À Massy, L’École des femmes à la croisée des genres
Devant une salle comble se dresse une façade de maison bourgeoise. Sur le côté de la scène, trois musiciens rythment l’intrigue à intervalles réguliers : une flûtiste, un violoniste et un violoncelliste accompagnent les airs insérés à l'intrigue, et habillent les transitions entre les scènes. Ils servent également de chef au moment du Tutti final lorsque la joyeuse troupe s'emballe et accélère le tempo.
Nicolas Rigas est Arnolphe, le personnage principal de la comédie de Molière, qui souhaite épouser Agnès, jeune ingénue qu’il a fait grandir loin du monde par peur d’être trompé. Omniprésent, Nicolas Rigas (qui signe également la mise en scène) montre son jeu d’acteur sans extravagance mais tout en finesse, que ce soit dans les regards ou les soupirs de désespoir à mesure qu’il perd le contrôle sur la situation. C’est bien dans son souffle que le public reconnait le chanteur lyrique, qui n’apparait qu’en milieu de spectacle avec l’air « Dans les rôles d'amoureux langoureux, Je sais que je suis pitoyable » d’Offenbach. Le baryton chante la gorge serrée, ce qui le limite sur certains aigus mais il garde tout de même un timbre plutôt large dans les graves.
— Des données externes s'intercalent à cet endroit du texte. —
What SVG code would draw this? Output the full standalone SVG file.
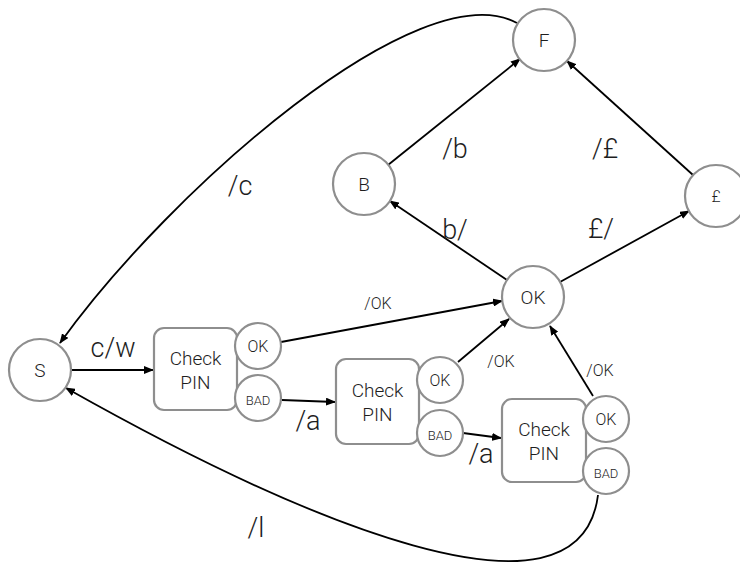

Dans le rôle d’Agnès, Mylène Bourbeau met son timbre fluet au service de l’ingénuité de son personnage. Tel un rossignol, elle tricote les vocalises des airs qu’elle interprète avec limpidité et légèreté, représentant justement « la tourterelle » qui comme Agnès décide de prendre son envol. Son jeune amant Horace est précisément incarné par Martin Loizillon, acteur qui pousse la chansonnette le temps d’une « Barcarolle » partagée avec la soprano. Celle-ci sait adapter le volume de son chant à la voix timide mais toujours juste de l’acteur qui honore les harmonies du célèbre duo en prenant la partition de mezzo à l’octave. La fraicheur de son jeu et son dynamisme soulignent la jeunesse et l’insouciance de son personnage.
Les rôles d’Alain et de Georgette sont tenus par Romain Canonne et Kevin Souterre, tous deux excellant dans la comédie de geste : mimiques et même cascades sont au rendez-vous pour le plus grand plaisir du public qui rit, notamment lorsque ceux-ci se battent en empruntant des mouvements aux arts martiaux.
Jean-François Vinciguerra et Salvatore Ingolia sont respectivement Oronte et Chrysalide, qui viennent dénouer le quiproquo final : le père d’Agnès a accordé à Oronte la main de sa fille pour Horace. C’est un tutti qui entonne « chantons cette journée », cette fois emprunté au répertoire de Rossini (Le Barbier de Séville) pour célébrer le dénouement heureux de l’histoire. Bien que l’ensemble peine à rester au tempo, c’est sous un tonnerre d’applaudissements que les acteurs et les musiciens saluent. Nicolas Rigas clôt la soirée en remerciant le public d’être au rendez-vous, si heureux de retrouver la scène qu’il en est emporté par l’émotion. Il annonce également la création prochaine d’une nouvelle adaptation du Médecin malgré lui de Molière, qui sera cette fois rapproché du répertoire de Gounod.